Meaningless results after loading a saved model with scheduler

avalon1511 · July 10, 2021, 5:55pm

Hi, I trained a GAN on a dataset and then saved it using torch.save() . However when I load this saved model and use the generator to generate results, they are completely meaningless.

While loading I am using

generator.load_state_dict(path['basic_celeba_gen'], strict = False)

I had to set this flag to “False” because while training the generator I am using a Scheduler that updates the weights at certain epochs and if I don’t use the False flag, I am getting an error. However, I think this is what is causing the generation to fail after loading the model.

How do I fix this?

ptrblck · July 12, 2021, 8:43am

Using strict=False ignores missing or unexpected keys in the state_dict and should not be triggered by the learning rate scheduler, so I also think that using this argument is causing the issue.
Could you post the error message and explain why you think the lr scheduler is causing it?

avalon1511 · July 12, 2021, 4:54pm

Hi, thanks for the response. This is my error message:

RuntimeError: Error(s) in loading state_dict for Generator:                                                                                                                                                                                          Missing key(s) in state_dict: 
"main.0.weight", "main.1.weight", "main.1.bias", "main.1.running_mean", "main.1.running_var", 
"main.3.weight", "main.4.weight", "main.4.bias", "main.4.running_mean", "main.4.running_var", 
"main.6.weight", "main.7.weight", "main.7.bias", "main.7.running_mean", "main.7.running_var", 
"main.9.weight", "main.10.weight", "main.10.bias", "main.10.running_mean", "main.10.running_var", 
"main.12.weight".                                               
Unexpected key(s) in state_dict: "module.main.0.weight", "module.main.1.weight", 
"module.main.1.bias", "module.main.1.running_mean", "module.main.1.running_var", 
"module.main.1.num_batches_tracked", "module.main.3.weight", "module.main.4.weight", 
"module.main.4.bias", "module.main.4.running_mean", "module.main.4.running_var", 
"module.main.4.num_batches_tracked", "module.main.6.weight", "module.main.7.weight", 
"module.main.7.bias", "module.main.7.running_mean", "module.main.7.running_var", 
"module.main.7.num_batches_tracked", "module.main.9.weight", "module.main.10.weight", 
"module.main.10.bias", "module.main.10.running_mean", "module.main.10.running_var", 
"module.main.10.num_batches_tracked", "module.main.12.weight".

I think the scheduler is causing my outputs to be meaningless because I had run the same training previously without the scheduler and didn’t have this error when loading the saved model and my outputs were what I would expect. I looked up a different thread on this forum by someone who had the same error and the suggested solution was to use strict = False to fix this error. But as you said, I think this argument is causing issues.
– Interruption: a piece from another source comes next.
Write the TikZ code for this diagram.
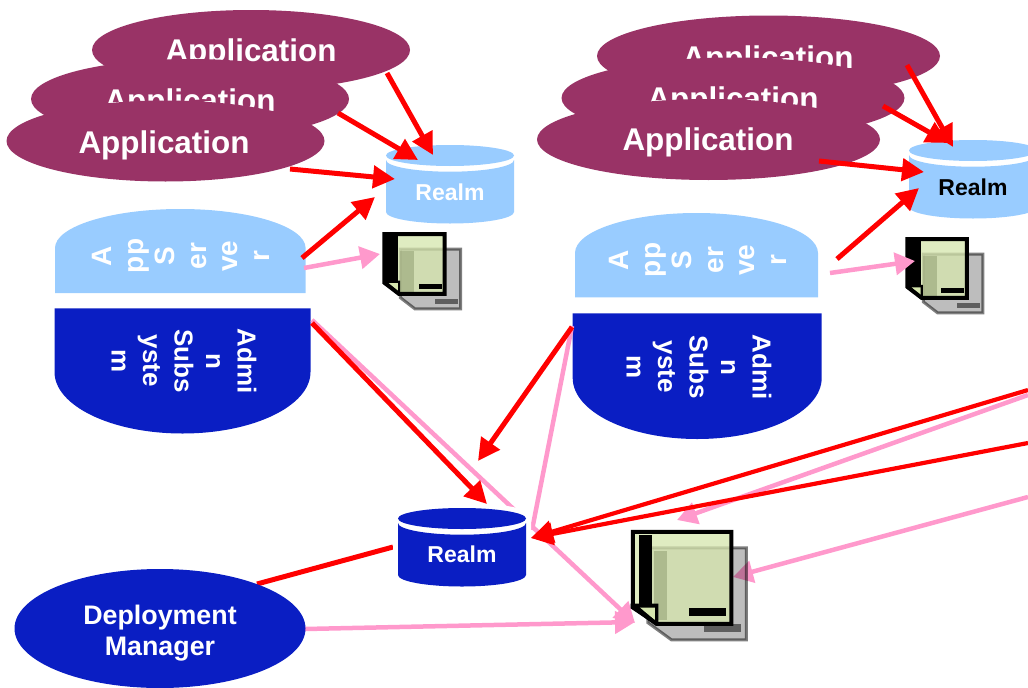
\documentclass[tikz,border=0pt]{standalone}
\usepackage{fontspec}
\setmainfont{Liberation Sans}
\usetikzlibrary{arrows.meta,shapes.geometric}
\definecolor{plum}{HTML}{993366}
\definecolor{lightb}{HTML}{99CCFF}
\definecolor{darkb}{HTML}{0A1EC3}
\definecolor{pinkl}{HTML}{FF99CC}
\definecolor{docg}{HTML}{D6E6AE}
\tikzset{
  appell/.style={ellipse,fill=plum,inner sep=0pt,minimum width=318pt,minimum height=80pt},
  appellb/.style={ellipse,fill=plum,inner sep=0pt,minimum width=343pt,minimum height=81pt},
  apptxt/.style={anchor=base,inner sep=0pt,text=white,font=\fontsize{31.4}{36}\selectfont\bfseries},
  realmtxt/.style={anchor=base,inner sep=0pt,font=\fontsize{23}{27}\selectfont\bfseries},
  servertxt/.style={inner sep=0pt,text=white,align=center,rotate=90,font=\fontsize{28}{31.5}\selectfont\bfseries},
  admintxt/.style={inner sep=0pt,text=white,align=center,rotate=-90,font=\fontsize{26}{31.5}\selectfont\bfseries},
  redarrow/.style={draw=red,line width=5pt,-{Triangle[length=22pt,width=22pt]}},
  pinkarrow/.style={draw=pinkl,line width=4.5pt,-{Triangle[length=20pt,width=22pt]}},
  redlong/.style={draw=red,line width=4.2pt,-{Triangle[length=22pt,width=22pt]}},
  pinkline/.style={draw=pinkl,line width=4.5pt}
}
% x, top, fill, text colour, baseline, name
\newcommand{\realmdb}[6]{%
  \draw[white,line width=10pt] (#1-64,#2+10.5) arc[start angle=180,end angle=0,x radius=64pt,y radius=10.5pt]
     -- (#1+64,#2+67) arc[start angle=360,end angle=180,x radius=64pt,y radius=11.5pt] -- cycle;
  \fill[#3] (#1-64,#2+15) -- (#1-64,#2+67) arc[start angle=180,end angle=360,x radius=64pt,y radius=11.5pt]
     -- (#1+64,#2+15) arc[start angle=360,end angle=180,x radius=64pt,y radius=11.7pt] -- cycle;
  \node[ellipse,fill=#3,inner sep=0pt,minimum width=128pt,minimum height=21pt] (#6top) at (#1,#2+10.5) {};
  \node[realmtxt,text=#4] (#6) at (#1,#5) {Realm};
}
% x y w h dx dy, left and right edge of the black band
\newcommand{\docicon}[8]{%
  \begin{scope}[shift={(#1+#5,#2+#6)},x=#3pt,y=-#4pt]
    \path[fill=black,fill opacity=.26,draw=black,draw opacity=.5,line width=3pt,miter limit=10]
      (0.02,0.02)--(0.98,0.02)--(0.98,0.98)--(0.25,0.98)--(0.02,0.80)--cycle;
    \fill[black,opacity=.8] (#7,0.05) rectangle (#8,0.77);
    \fill[black,opacity=.5] (0.57,0.815) rectangle (0.93,0.90);
  \end{scope}
  \begin{scope}[shift={(#1,#2)},x=#3pt,y=-#4pt]
    \fill[docg,opacity=.77] (0.02,0.02)--(0.98,0.02)--(0.98,0.98)--(0.25,0.98)--(0.02,0.80)--cycle;
    \fill[black] (#7,0.05) rectangle (#8,0.77);
    \fill[black] (0.57,0.815) rectangle (0.93,0.90);
    \fill[black] (0,0.77)--(0.27,0.77)--(0.27,1)--(0.25,1)--(0,0.82)--cycle;
    \fill[docg] (0.09,0.81)--(0.235,0.81)--(0.235,0.94)--cycle;
    \draw[black,line width=4pt,line join=miter]
      (0.02,0.02)--(0.98,0.02)--(0.98,0.98)--(0.25,0.98)--(0.02,0.80)--cycle;
  \end{scope}
}
\begin{document}
\begin{tikzpicture}[x=1pt,y=-1pt]
\useasboundingbox (0,0) rectangle (1028,688);
\clip (0,0) rectangle (1028,688);

% connector end points
\coordinate (lA1) at (387,73);   \coordinate (lR1) at (433,155);
\coordinate (lA2) at (338,113);  \coordinate (lR2) at (418,160);
\coordinate (lA3) at (290,169);  \coordinate (lR3) at (395,179);
\coordinate (lS1) at (302,258);  \coordinate (lR4) at (375,197);
\coordinate (lS2) at (304,268);  \coordinate (lD)  at (380,254);
\coordinate (rA1) at (907,65);   \coordinate (rR1) at (953,147);
\coordinate (rA2) at (883,106);  \coordinate (rR2) at (948,143);
\coordinate (rA3) at (819,161);  \coordinate (rR3) at (924,172);
\coordinate (rS1) at (837,259);  \coordinate (rR4) at (919,188);
\coordinate (rS2) at (830,273);  \coordinate (rD)  at (915,261);
\coordinate (lAdm1) at (312,323); \coordinate (bR1) at (487,504);
\coordinate (lAdm2) at (312,320); \coordinate (bigDa) at (635,623);
\coordinate (rAdm1) at (572,327); \coordinate (freeA) at (478,461);
\coordinate (rAdm2) at (572,326); \coordinate (bR2) at (532,530);
\coordinate (dm1) at (257,584);   \coordinate (bR3) at (393,547);
\coordinate (dm2) at (305,629);   \coordinate (bigDb) at (635,622);
\coordinate (off1) at (1028,390); \coordinate (bR4) at (531,538);
\coordinate (off2) at (1028,443);
\coordinate (off3) at (1028,395); \coordinate (bigDc) at (677,520);
\coordinate (off4) at (1028,497); \coordinate (bigDd) at (733,577);

% applications, left
\node[appell] (la1) at (251,50) {};
\node[apptxt] (la1t) at (251,61) {Application};
\node[appell] (la2) at (190,99) {};
\node[apptxt] (la2t) at (190,111) {Application};
\node[appell,minimum height=81pt] (la3) at (165.5,141) {};
\node[apptxt] (la3t) at (164,153) {Application};
% applications, right
\node[appellb] (ra1) at (768.5,56) {};
\node[apptxt] (ra1t) at (768,68) {Application};
\node[appellb] (ra2) at (733,98) {};
\node[apptxt] (ra2t) at (733,109) {Application};
\node[appellb] (ra3) at (708.5,139.5) {};
\node[apptxt] (ra3t) at (708,150) {Application};

% app servers
\fill[lightb] (55,293) -- (55,248) arc[start angle=180,end angle=0,x radius=125.3pt,y radius=39pt] -- (305.6,293) -- cycle;
\node[servertxt] (lsrv) at (181,256) {A\\pp\\S\\er\\ve\\r};
\fill[lightb] (575,297.3) -- (575,253) arc[start angle=180,end angle=0,x radius=121.5pt,y radius=40pt] -- (818,297.3) -- cycle;
\node[servertxt] (rsrv) at (698,260) {A\\pp\\S\\er\\ve\\r};

% admin subsystems
\fill[darkb] (54.5,308.3) -- (54.5,372) arc[start angle=180,end angle=360,x radius=128pt,y radius=61.5pt] -- (310.5,308.3) -- cycle;
\node[admintxt] (ladm) at (184,361) {Admi\\n\\Subs\\yste\\m};
\fill[darkb] (572.7,313.3) -- (572.7,378) arc[start angle=180,end angle=360,x radius=124.5pt,y radius=61pt] -- (821.7,313.3) -- cycle;
\node[admintxt] (radm) at (699,367) {Admi\\n\\Subs\\yste\\m};

% pink lines that pass behind shapes
\draw[pinkarrow] (lAdm2) -- (bigDa);
\draw[pinkline] (rAdm2) -- (bR2);
\draw[pinkarrow] (off4) -- (bigDd);
\draw[red,line width=5pt] (dm1) -- (bR3);

% realms
\realmdb{450}{145}{lightb}{white}{200}{lrealm}
\realmdb{973}{140}{lightb}{black}{195}{rrealm}
\realmdb{462}{508}{darkb}{white}{562}{brealm}

% document icons
\docicon{383}{233}{63}{62}{16}{15}{0.02}{0.24}
\docicon{906}{238}{62}{61}{16}{15}{0.02}{0.24}
\docicon{630.7}{530}{102.6}{95.7}{15}{16}{0.08}{0.21}

% deployment manager
\draw[pinkarrow] (dm2) -- (bigDb);
\node[ellipse,fill=darkb,inner sep=0pt,minimum width=291pt,minimum height=119pt] (dm) at (160,628.5) {};
\node[inner sep=0pt,text=white,align=center,font=\fontsize{26.8}{31}\selectfont\bfseries] (dmt) at (160,633) {Deployment\\Manager};

% connectors
\draw[pinkarrow] (lS2) -- (lD);
\draw[pinkarrow] (rS2) -- (rD);
\draw[pinkarrow] (off3) -- (bigDc);
\draw[redarrow] (lA1) -- (lR1);
\draw[redarrow] (lA2) -- (lR2);
\draw[redarrow] (lA3) -- (lR3);
\draw[redarrow] (lS1) -- (lR4);
\draw[redarrow] (rA1) -- (rR1);
\draw[redarrow] (rA2) -- (rR2);
\draw[redarrow] (rA3) -- (rR3);
\draw[redarrow] (rS1) -- (rR4);
\draw[redarrow] (lAdm1) -- (bR1);
\draw[redarrow] (rAdm1) -- (freeA);
\draw[redlong] (off1) -- (bR4);
\draw[redlong] (off2) -- (bR4);
\end{tikzpicture}
\end{document}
Alternatively, I am not sure how to account for missing weights when I load my trained model.

ptrblck · July 12, 2021, 11:06pm

Yeah, you should be a bit careful about using this argument, as it’s ignoring the (valid) error and is thus not used by default.

Your issue seems to be caused by nn.DataParallel, which will add the .module tag to each parameter and buffer.
You could thus either remove the .module tags manually from the state_dict, wrap the model into nn.DataParallel before loading the state_dict, or store the state_dict from the underlying model using torch.save(model.module.state_dict(), PATH).

avalon1511 · July 13, 2021, 12:48am

Thanks, will keep this in mind!

I am not sure what you mean by .module here, do you mean to pass torch.save() as

torch.save(m.module.state_dcit(), PATH)

where m is an instance of my model class?

ptrblck · July 13, 2021, 5:13am

Yes, since the .module keywords will be added by nn.DataParallel you could store the internal model’s state_dict by accessing m.module.state_dict() where m is the nn.DataParallel object:

model = nn.Linear(1, 1)
print(model.state_dict())
> OrderedDict([('weight', tensor([[-0.8219]])), ('bias', tensor([-0.6302]))])

model = nn.DataParallel(model)
print(model.state_dict())
> OrderedDict([('module.weight', tensor([[-0.8219]], device='cuda:0')), ('module.bias', tensor([-0.6302], device='cuda:0'))])

print(model.module.state_dict())
> OrderedDict([('weight', tensor([[-0.8219]], device='cuda:0')), ('bias', tensor([-0.6302], device='cuda:0'))])

avalon1511 · July 13, 2021, 4:42pm

Thanks for clarifying! Following your advice I was getting an error trying to do what you suggested:

AttributeError: 'Generator' object has no attribute 'module'

And when I printed my state_dict() using print(Generator.state_dict()) I got this:

 ('main.10.weight', tensor(<size>),  device='cuda:0')

So there was no module term in my weights.

But, I think I fixed it!

Checked my model class definition and found I had the condition:

if (device.type == 'cuda') and ngpu > 1:

    netG = nn.DataParallel(netG, list(range(ngpu)))

So I simply removed the condition of ngpu > 1 and it works fine now

Thanks again!